Outerwear is especially important. The right jacket can make a simple base feel complete: a cropped bomber for contrast against loose trousers, a long coat for vertical line, or a clean shell for wet days and late travel. Choose one that earns repeated use across different looks rather than a piece built for one photograph.

Footwear Moves Towards a Quieter Base

Trainers remain fundamental, but the visual pace is slowing. Bulky silhouettes have not disappeared, yet the strongest options are increasingly low-profile, tonal or designed with less obvious branding. Black, off-white, grey and brown footwear works with more of the wardrobe, allowing clothing proportions to lead.

Loafers, minimal leather shoes and sleek boots will also continue crossing into streetwear wardrobes, especially alongside relaxed tailoring. The key is tension, not formality. A refined shoe paired with a structured hoodie and wide trousers can feel modern. The same shoe with skinny jeans and a fitted blazer may feel dated.

Keep condition in mind. Minimal footwear exposes neglect more quickly than a visually busy trainer does. Clean uppers, sound soles and sensible rotation are part of the look. Quiet authority is rarely about owning the rarest shoe. It is about choosing the right one and wearing it properly.

Gender-Fluid Wardrobes Keep Expanding

Streetwear is becoming less interested in rigid menswear and womenswear rules. Oversized shirts, tailored trousers, concise jewellery, long coats and functional bags belong to whoever wears them with conviction. The more relevant question is whether the cut supports your frame and your preferred way of moving.

This does not mean fit has become irrelevant. It means fit is more personal. Some will want a cropped jacket to define the waist; others will prefer a longer, straighter line. Some will use a fitted ribbed top under a generous overshirt, while others will keep the entire look loose. Both approaches work when the volume is intentional.

A versatile wardrobe benefits from pieces that can be restyled rather than replaced. A clean white shirt should work open over a vest, buttoned under outerwear or layered with knitwear. A black pleated trouser should move between trainers and leather shoes. This is where collection thinking becomes more valuable than one-off purchases.

How to Wear the 2026 Direction Without Looking Overdone

Start with a reliable base: a heavyweight tee or refined sweatshirt, relaxed trousers and restrained footwear. Add one structural layer, such as a bomber, overshirt or coat. Then decide whether the outfit needs one functional accent - a bag, belt, cap or watch. It usually does not need all four.

Colour should feel deliberate rather than matched. Build around two close neutrals, then add one darker or warmer note. Stone and charcoal with black footwear is controlled. Navy, faded grey and silver accessories feel equally strong. If you introduce colour, let it appear in a single layer or accessory rather than across the entire look.

Avoid treating every trend as a uniform. Technical shells, wide denim, tailored trousers and low-profile trainers are all useful, but they do not need to be worn together. Personal style becomes visible when you repeat silhouettes that feel right for you. That is more compelling than changing shape with every new drop.
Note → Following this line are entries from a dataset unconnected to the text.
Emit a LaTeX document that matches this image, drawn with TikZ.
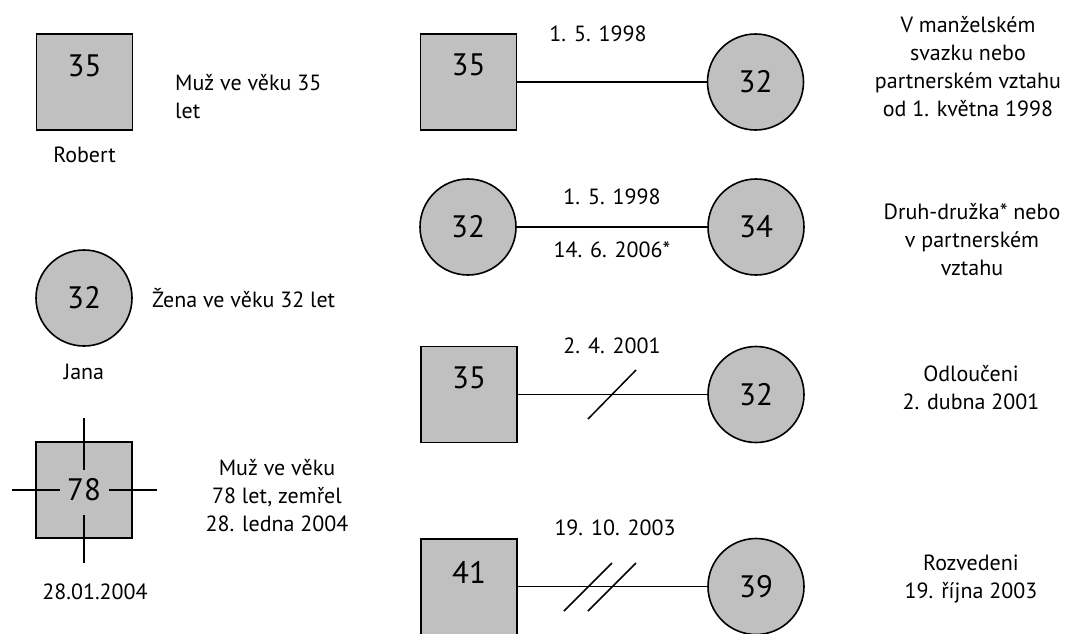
\documentclass[tikz,border=0pt]{standalone}
\usepackage{fontspec}
\setmainfont{PT Sans}
\begin{document}
\begin{tikzpicture}[x=1pt,y=-1pt,
  sq/.style={draw=black,line width=1.8pt,fill=boxgray,minimum width=96pt,minimum height=96pt,inner sep=0pt},
  fem/.style={draw=black,line width=1.6pt,fill=boxgray,circle,minimum size=96pt,inner sep=0pt,font=\fontsize{31}{31}\selectfont},
  num/.style={inner sep=0pt,font=\fontsize{31}{31}\selectfont},
  lab/.style={inner sep=0pt,font=\fontsize{22}{28}\selectfont},
  desc/.style={inner sep=0pt,align=center,font=\fontsize{22}{28}\selectfont},
  conn/.style={line width=1.5pt},
  cut/.style={line width=1.5pt}]
\definecolor{boxgray}{HTML}{C0C0C0}
\useasboundingbox (0,0) rectangle (1076,633);
\begin{scope}
\clip (0,0) rectangle (1076,633);
% ---------- left column
\node[sq] (m1) at (84.5,82) {};
\node[num] (m1n) at (84.5,66) {35};
\node[lab] (m1name) at (84.5,155) {Robert};
\node[lab,anchor=west,align=left] (m1d) at (175,97) {Muž ve věku 35\\let};

\node[fem] (f1) at (84,298) {32};
\node[lab,anchor=west] (f1d) at (152,298) {Žena ve věku 32 let};
\node[lab] (f1name) at (84,372) {Jana};

\node[sq] (d1) at (84,490) {};
\node[num] (d1n) at (84,490) {78};
\coordinate (cN1) at (84,418); \coordinate (cN2) at (84,470);
\coordinate (cS1) at (84,515); \coordinate (cS2) at (84,563);
\coordinate (cW1) at (12,490); \coordinate (cW2) at (60,490);
\coordinate (cE1) at (109,490); \coordinate (cE2) at (157,490);
\draw[cut] (cN1) -- (cN2);
\draw[cut] (cS1) -- (cS2);
\draw[cut] (cW1) -- (cW2);
\draw[cut] (cE1) -- (cE2);
\node[lab] (d1date) at (95,592) {28.01.2004};
\node[desc] (d1d) at (277,496) {Muž ve věku\\78 let, zemřel\\28. ledna 2004};

% ---------- row 1: married
\node[sq] (r1m) at (468.5,82) {};
\node[num] (r1mn) at (468.5,65) {35};
\node[fem] (r1f) at (755.5,82) {32};
\draw[conn] (r1m) -- (r1f);
\node[lab] (r1date) at (598,34) {1. 5. 1998};
\node[desc] (r1d) at (968,66.5) {V manželském\\svazku nebo\\partnerském vztahu\\od 1. května 1998};

% ---------- row 2: cohabiting
\node[fem] (r2a) at (468,227) {32};
\node[fem] (r2b) at (756,227) {34};
\draw[conn] (r2a) -- (r2b);
\node[lab] (r2date1) at (612,197) {1. 5. 1998};
\node[lab] (r2date2) at (612,250) {14. 6. 2006*};
\node[desc] (r2d) at (972,240) {Druh-družka* nebo\\v partnerském\\vztahu};

% ---------- row 3: separated
\node[sq] (r3m) at (469,394.5) {};
\node[num] (r3mn) at (469,378) {35};
\node[fem] (r3f) at (756,394.5) {32};
\draw[conn] (r3m) -- (r3f);
\coordinate (s3a) at (588,419); \coordinate (s3b) at (636,370);
\draw[cut] (s3a) -- (s3b);
\node[lab] (r3date) at (612,346) {2. 4. 2001};
\node[desc] (r3d) at (971,388) {Odloučeni\\2. dubna 2001};

% ---------- row 4: divorced
\node[sq] (r4m) at (469,587) {};
\node[num] (r4mn) at (469,572) {41};
\node[fem] (r4f) at (756,586.5) {39};
\draw[conn] (r4m.east |- r4f) -- (r4f);
\coordinate (s4a) at (564,611); \coordinate (s4b) at (612,563);
\coordinate (s4c) at (588,611); \coordinate (s4d) at (636,563);
\draw[cut] (s4a) -- (s4b);
\draw[cut] (s4c) -- (s4d);
\node[lab] (r4date) at (615,528) {19. 10. 2003};
\node[desc] (r4d) at (971,579) {Rozvedeni\\19. října 2003};
\end{scope}
\end{tikzpicture}
\end{document}
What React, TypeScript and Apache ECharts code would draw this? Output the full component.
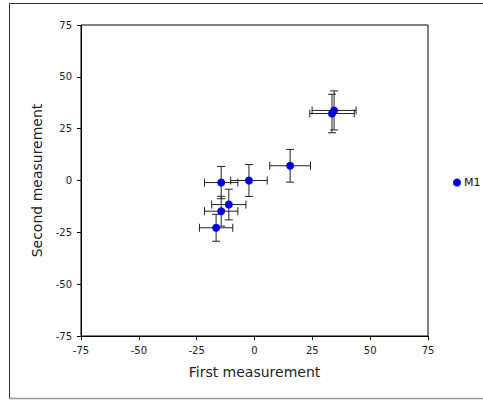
import React, { useEffect, useRef } from "react";
import * as echarts from "echarts";

const xValues = [34.4, 33.5, 15.4, -2.4, -14.4, -11.1, -14.4, -16.6];
const yValues = [33.8, 32.3, 7.1, 0, -1.0, -11.6, -14.8, -22.8];
const xErrors = [9.5, 9.6, 8.8, 7.9, 7.2, 7.4, 7.2, 7.2];
const yErrors = [9.4, 9.3, 7.9, 7.7, 7.8, 7.4, 7.2, 6.5];
const seriesName = "M1";
const axisTicks = [-75, -50, -25, 0, 25, 50, 75];

export default function App() {
  const ref = useRef<HTMLDivElement>(null);
  useEffect(() => {
    if (!ref.current) return;
    const chart = echarts.init(ref.current, undefined, { renderer: "svg" });
    const points = xValues.map((x, i) => [x, yValues[i]]);
    const errData = xValues.map((x, i) => [x, yValues[i], xErrors[i], yErrors[i]]);
    const font = "DejaVu Sans";
    const cap = 4;
    chart.setOption({
      animation: false,
      graphic: [
        { type: "line", shape: { x1: 9.5, y1: 3.5, x2: 483, y2: 3.5 }, style: { stroke: "#333", lineWidth: 1 } },
        { type: "line", shape: { x1: 9.5, y1: 3.5, x2: 9.5, y2: 398.5 }, style: { stroke: "#333", lineWidth: 1 } },
        { type: "line", shape: { x1: 9.5, y1: 398.5, x2: 483, y2: 398.5 }, style: { stroke: "#999", lineWidth: 1.5 } },
      ],
      legend: {
        data: [{ name: seriesName, icon: "circle" }],
        orient: "vertical",
        left: 448,
        top: 172,
        itemWidth: 8,
        itemHeight: 8,
        itemGap: 4,
        textStyle: { fontFamily: font, fontSize: 11, color: "#111", padding: [0, 0, 0, -2] },
      },
      grid: {
        left: 81,
        right: 55,
        top: 25,
        bottom: 64,
        show: true,
        borderColor: "#000",
        borderWidth: 1,
        backgroundColor: "transparent",
      },
      xAxis: {
        type: "value",
        min: axisTicks[0],
        max: axisTicks[axisTicks.length - 1],
        interval: 25,
        name: "First measurement",
        nameLocation: "middle",
        nameGap: 29,
        nameTextStyle: { fontFamily: font, fontSize: 14, color: "#222" },
        axisLine: { show: true, onZero: false, lineStyle: { color: "#000", width: 1 } },
        axisTick: { show: true, length: 4, lineStyle: { color: "#000" } },
        axisLabel: { fontFamily: font, fontSize: 10, color: "#222", margin: 9 },
        splitLine: { show: false },
      },
      yAxis: {
        type: "value",
        min: axisTicks[0],
        max: axisTicks[axisTicks.length - 1],
        interval: 25,
        name: "Second measurement",
        nameLocation: "middle",
        nameGap: 37,
        nameTextStyle: { fontFamily: font, fontSize: 14, color: "#222" },
        axisLine: { show: true, onZero: false, lineStyle: { color: "#000", width: 1 } },
        axisTick: { show: true, length: 4, lineStyle: { color: "#000" } },
        axisLabel: { fontFamily: font, fontSize: 10, color: "#222", margin: 9 },
        splitLine: { show: false },
      },
      series: [
        {
          type: "custom",
          name: "errors",
          data: errData,
          z: 1,
          renderItem: (params: any, api: any) => {
            const x = api.value(0);
            const y = api.value(1);
            const ex = api.value(2);
            const ey = api.value(3);
            const pl = api.coord([x - ex, y]);
            const pr = api.coord([x + ex, y]);
            const pt = api.coord([x, y + ey]);
            const pb = api.coord([x, y - ey]);
            const style = { stroke: "#222", lineWidth: 1 };
            return {
              type: "group",
              children: [
                { type: "line", shape: { x1: pl[0], y1: pl[1], x2: pr[0], y2: pr[1] }, style },
                { type: "line", shape: { x1: pl[0], y1: pl[1] - cap, x2: pl[0], y2: pl[1] + cap }, style },
                { type: "line", shape: { x1: pr[0], y1: pr[1] - cap, x2: pr[0], y2: pr[1] + cap }, style },
                { type: "line", shape: { x1: pt[0], y1: pt[1], x2: pb[0], y2: pb[1] }, style },
                { type: "line", shape: { x1: pt[0] - cap, y1: pt[1], x2: pt[0] + cap, y2: pt[1] }, style },
                { type: "line", shape: { x1: pb[0] - cap, y1: pb[1], x2: pb[0] + cap, y2: pb[1] }, style },
              ],
            };
          },
        },
        {
          type: "scatter",
          name: seriesName,
          data: points,
          symbol: "circle",
          symbolSize: 8,
          z: 2,
          itemStyle: { color: "#0000dd", opacity: 1 },
        },
      ],
    });
    return () => chart.dispose();
  }, []);
  return <div ref={ref} style={{ width: 483, height: 400, position: "absolute", left: 0, top: 0 }} />;
}
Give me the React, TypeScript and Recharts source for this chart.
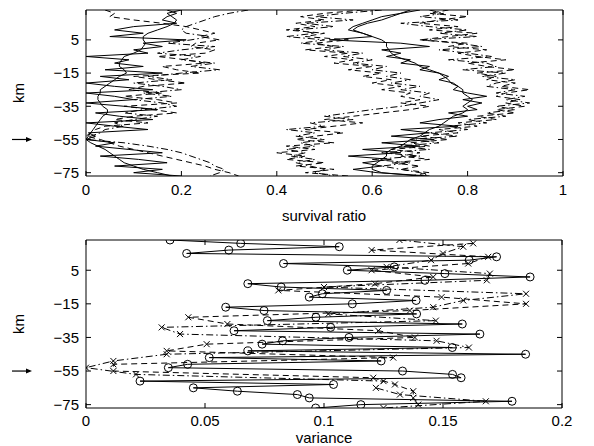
import React from 'react';
import { ScatterChart, Scatter, XAxis, YAxis, ReferenceLine, ReferenceArea } from 'recharts';

// depth levels (km), 2 km spacing
const depths = [23,21,19,17,15,13,11,9,7,5,3,1,-1,-3,-5,-7,-9,-11,-13,-15,-17,-19,-21,-23,-25,-27,-29,-31,-33,-35,-37,-39,-41,-43,-45,-47,-49,-51,-53,-55,-57,-59,-61,-63,-65,-67,-69,-71,-73,-75,-77];
const depthsA = [23,19,15,11,7,3,-1,-5,-9,-13,-17,-21,-25,-29,-33,-37,-41,-45,-49,-53,-57,-61,-65,-69,-73,-77];
const depthsB = [21,17,13,9,5,1,-3,-7,-11,-15,-19,-23,-27,-31,-35,-39,-43,-47,-51,-55,-59,-63,-67,-71,-75];

// ---- top panel: survival ratio ----
const leftMean = [.20,.17,.18,.19,.185,.17,.15,.13,.12,.12,.125,.12,.115,.10,.08,.075,.07,.07,.08,.085,.07,.06,.05,.04,.03,.03,.025,.025,.03,.035,.045,.045,.035,.03,.025,.02,.015,.01,.005,0,.01,.025,.04,.05,.06,.07,.08,.10,.12,.15,.18];
const leftJag = [.17,.19,.17,.16,.19,.10,.06,.12,.05,.21,.12,.16,.10,.13,0,.09,.06,.12,.04,.16,.03,.09,0,.06,.14,0,.06,.10,0,.08,.15,.02,.07,.14,0,.06,.13,.005,.02,0,.06,.02,.09,.16,.03,.11,.17,.06,.16,.10,.20];
const leftDashDot = [.34,.30,.27,.25,.23,.21,.20,.21,.26,.22,.17,.27,.20,.15,.24,.20,.27,.22,.28,.20,.13,.18,.10,.16,.20,.12,.18,.10,.16,.19,.12,.08,.15,.10,.06,.08,.04,.03,.01,0,.08,.13,.17,.20,.22,.24,.26,.27,.29,.28,.26];
const leftDash = [.04,.06,.05,.10,.16,.21,.24,.27,.24,.28,.23,.22,.27,.25,.15,.21,.25,.16,.19,.24,.10,.15,.21,.12,.09,.16,.08,.15,.19,.08,.14,.19,.10,.06,.13,.04,.02,.01,0,.03,.05,.07,.10,.13,.16,.19,.22,.25,.27,.30,.32];
const rightMean = [.68,.66,.64,.62,.59,.57,.56,.58,.60,.62,.63,.63,.635,.64,.65,.67,.69,.70,.72,.74,.75,.76,.765,.78,.79,.79,.80,.81,.80,.79,.80,.79,.77,.76,.75,.74,.72,.71,.70,.68,.67,.66,.64,.63,.63,.62,.61,.60,.60,.62,.70];
const rightJag = [.70,.66,.62,.60,.58,.56,.55,.58,.60,.51,.66,.72,.62,.66,.63,.68,.66,.72,.70,.74,.76,.74,.77,.78,.77,.80,.84,.79,.83,.80,.82,.76,.80,.74,.70,.78,.66,.72,.64,.73,.62,.70,.58,.66,.55,.64,.58,.62,.56,.61,.72];
const rightOuterDashDot = [.72,.75,.70,.78,.66,.72,.80,.74,.82,.70,.78,.83,.74,.80,.85,.76,.84,.86,.79,.88,.83,.90,.86,.84,.90,.86,.92,.88,.93,.86,.90,.84,.88,.80,.84,.76,.80,.72,.78,.68,.74,.66,.72,.62,.70,.60,.68,.62,.66,.70,.72];
const rightOuterDash = [.76,.72,.80,.74,.70,.78,.72,.82,.76,.70,.80,.76,.84,.78,.82,.88,.80,.84,.90,.82,.86,.84,.90,.87,.93,.88,.86,.91,.88,.92,.86,.90,.82,.86,.78,.82,.74,.78,.70,.76,.68,.72,.64,.70,.66,.72,.64,.70,.66,.72,.68];
const rightInnerDash = [.58,.50,.45,.50,.44,.48,.42,.50,.46,.55,.48,.52,.46,.55,.50,.56,.52,.60,.55,.62,.58,.64,.60,.66,.62,.68,.66,.70,.66,.72,.68,.62,.56,.50,.58,.52,.46,.54,.48,.44,.52,.42,.48,.40,.46,.42,.50,.44,.52,.46,.55];
const rightInnerDashDot = [.62,.54,.48,.56,.46,.52,.44,.48,.42,.50,.45,.54,.50,.58,.54,.60,.56,.63,.60,.66,.63,.68,.64,.70,.66,.72,.70,.74,.70,.66,.60,.55,.50,.56,.47,.50,.42,.48,.44,.50,.45,.48,.42,.46,.43,.48,.44,.47,.50,.48,.52];

// ---- bottom panel: variance ----
const varCircles = [.0353,.065,.1064,.060,.0423,.1725,.161,.083,.1295,.1098,.1508,.1866,.1424,.068,.082,.1263,.0993,.0938,.1387,.1119,.0587,.0748,.1389,.0966,.0762,.1581,.1028,.0622,.1655,.1105,.0826,.074,.1539,.068,.1847,.0518,.124,.0427,.0346,.133,.154,.1576,.0227,.104,.0451,.0636,.0888,.0938,.179,.1155,.0965];
const varCrossA = [.1317,.1585,.150,.145,.1263,.1697,.1684,.10,.1849,.1585,.1459,.1018,.147,.0318,.0395,.1473,.1609,.0339,.0115,0,.021,.125,.1218,.1319,.168,.125];
const varCrossB = [.1627,.12,.169,.1606,.12,.1459,.1214,.0808,.1494,.1849,.1361,.043,.0594,.1228,.1382,.0507,.0339,.1291,.0115,.0115,.1207,.1298,.1375,.1375,.1396];

const topXTicks = [0, 0.2, 0.4, 0.6, 0.8, 1];
const botXTicks = [0, 0.05, 0.1, 0.15, 0.2];
const yTicks = [5, -15, -35, -55, -75];
const yDomain: [number, number] = [-77, 23];

const mk = (vals: number[], ds: number[]) => vals.map((v, i) => ({ x: v, y: ds[i] }));

const FONT = '"Liberation Sans", Arial, Helvetica, sans-serif';
const DASH = '6 4';
const DASHDOT = '7 3 1.5 3';

const NoDot = () => <g />;
const Ring = (p: any) => <circle cx={p.cx} cy={p.cy} r={4} fill="none" stroke="#000" strokeWidth={1} />;
const Cross = (p: any) => (
  <path d={`M${p.cx - 3},${p.cy - 3}L${p.cx + 3},${p.cy + 3}M${p.cx - 3},${p.cy + 3}L${p.cx + 3},${p.cy - 3}`} stroke="#000" strokeWidth={1} fill="none" />
);

const fmtY = (v: number) => (v < 0 ? '\u2212' + Math.abs(v) : String(v));
const fmtX = (v: number) => String(v);

const Arrow = (p: any) => {
  const y = p.y1;
  const xe = p.x1 - 54;
  const xs = p.x1 - 74;
  return (
    <g>
      <line x1={xs} y1={y} x2={xe - 4} y2={y} stroke="#000" strokeWidth={1.2} />
      <polygon points={`${xe},${y} ${xe - 6},${y - 2.5} ${xe - 6},${y + 2.5}`} fill="#000" />
    </g>
  );
};

// inward tick mark drawn from the reference-line end point
const TickMark = (dx: number, dy: number) => (p: any) => (
  <line x1={p.x1} y1={p.y1} x2={p.x1 + dx} y2={p.y1 + dy} stroke="#000" strokeWidth={1} />
);

const tickStyle = { fontSize: 15, fill: '#000', fontFamily: FONT };

const KmLabel = (cy: number) => () => (
  <text x={18} y={cy} transform={`rotate(-90 18 ${cy})`} textAnchor="middle" dominantBaseline="central" fontSize={15} fontFamily={FONT} fill="#000">km</text>
);
const XLabel = (text: string, cx: number, cy: number) => () => (
  <text x={cx} y={cy} textAnchor="middle" dominantBaseline="central" fontSize={15} fontFamily={FONT} fill="#000">{text}</text>
);

const line = (dash?: string) => ({ stroke: '#000', strokeWidth: 1, strokeDasharray: dash, fill: 'none' });

function boxAndTicks(xDomain: [number, number], xTicks: number[]) {
  const [x0, x1] = xDomain;
  const [y0, y1] = yDomain;
  const els: any[] = [];
  els.push(<ReferenceArea key="box" x1={x0} x2={x1} y1={y0} y2={y1} fill="none" stroke="#000" strokeWidth={1} fillOpacity={0} ifOverflow="visible" />);
  xTicks.forEach((t, i) => {
    els.push(<ReferenceLine key={'xb' + i} segment={[{ x: t, y: y0 }, { x: t, y: y1 }]} stroke="none" ifOverflow="visible" shape={TickMark(0, -5)} />);
    els.push(<ReferenceLine key={'xt' + i} segment={[{ x: t, y: y1 }, { x: t, y: y0 }]} stroke="none" ifOverflow="visible" shape={TickMark(0, 5)} />);
  });
  yTicks.forEach((t, i) => {
    els.push(<ReferenceLine key={'yl' + i} segment={[{ x: x0, y: t }, { x: x1, y: t }]} stroke="none" ifOverflow="visible" shape={TickMark(5, 0)} />);
    els.push(<ReferenceLine key={'yr' + i} segment={[{ x: x1, y: t }, { x: x0, y: t }]} stroke="none" ifOverflow="visible" shape={TickMark(-5, 0)} />);
  });
  return els;
}

export default function App() {
  const topSeries = [
    { d: mk(leftMean, depths), dash: undefined },
    { d: mk(leftJag, depths), dash: undefined },
    { d: mk(leftDashDot, depths), dash: DASHDOT },
    { d: mk(leftDash, depths), dash: DASH },
    { d: mk(rightMean, depths), dash: undefined },
    { d: mk(rightJag, depths), dash: undefined },
    { d: mk(rightOuterDashDot, depths), dash: DASHDOT },
    { d: mk(rightOuterDash, depths), dash: DASH },
    { d: mk(rightInnerDash, depths), dash: DASH },
    { d: mk(rightInnerDashDot, depths), dash: DASHDOT },
  ];
  return (
    <div style={{ position: 'absolute', left: 0, top: 0, width: 594, height: 446, background: '#fff' }}>
      <div style={{ position: 'absolute', left: 0, top: 0 }}>
        <ScatterChart width={594} height={225} margin={{ top: 10, right: 31, bottom: 0, left: 26 }} style={{ fontFamily: FONT }}>
          <XAxis type="number" dataKey="x" domain={[0, 1]} ticks={topXTicks} tickFormatter={fmtX} allowDataOverflow
            height={49} axisLine={false} tickLine={false} tickSize={0} tickMargin={8} tick={tickStyle} interval={0}
            label={XLabel('survival ratio', 324, 215)} />
          <YAxis type="number" dataKey="y" domain={yDomain} ticks={yTicks} tickFormatter={fmtY} allowDataOverflow
            width={60} axisLine={false} tickLine={false} tickSize={0} tickMargin={7} tick={tickStyle} interval={0}
            label={KmLabel(93)} />
          {topSeries.map((s, i) => (
            <Scatter key={i} data={s.d} fill="#000" line={line(s.dash)} lineType="joint" shape={NoDot} isAnimationActive={false} />
          ))}
          {boxAndTicks([0, 1], topXTicks)}
          <ReferenceLine y={-55} stroke="none" shape={Arrow} ifOverflow="visible" />
        </ScatterChart>
      </div>
      <div style={{ position: 'absolute', left: 0, top: 225 }}>
        <ScatterChart width={594} height={221} margin={{ top: 15, right: 32, bottom: 0, left: 26 }} style={{ fontFamily: FONT }}>
          <XAxis type="number" dataKey="x" domain={[0, 0.2]} ticks={botXTicks} tickFormatter={fmtX} allowDataOverflow
            height={38} axisLine={false} tickLine={false} tickSize={0} tickMargin={7} tick={tickStyle} interval={0}
            label={XLabel('variance', 324, 212)} />
          <YAxis type="number" dataKey="y" domain={yDomain} ticks={yTicks} tickFormatter={fmtY} allowDataOverflow
            width={60} axisLine={false} tickLine={false} tickSize={0} tickMargin={7} tick={tickStyle} interval={0}
            label={KmLabel(99)} />
          <Scatter data={mk(varCrossA, depthsA)} fill="#000" line={line(DASHDOT)} lineType="joint" shape={Cross} isAnimationActive={false} />
          <Scatter data={mk(varCrossB, depthsB)} fill="#000" line={line(DASH)} lineType="joint" shape={Cross} isAnimationActive={false} />
          <Scatter data={mk(varCircles, depths)} fill="#000" line={line(undefined)} lineType="joint" shape={Ring} isAnimationActive={false} />
          {boxAndTicks([0, 0.2], botXTicks)}
          <ReferenceLine y={-55} stroke="none" shape={Arrow} ifOverflow="visible" />
        </ScatterChart>
      </div>
    </div>
  );
}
For Craftklart, this direction sits naturally within the idea of quiet authority: elevated essentials with enough structure to hold attention, and enough restraint to stay relevant after the season changes. The best wardrobe is not the busiest one. It is the one that makes getting dressed feel certain.

Build from the pieces you will reach for on an ordinary Tuesday, not only the outfit you would post on a Saturday night. If the proportions work, the fabric feels right and the layers hold their own without noise, you are already wearing the direction that matters.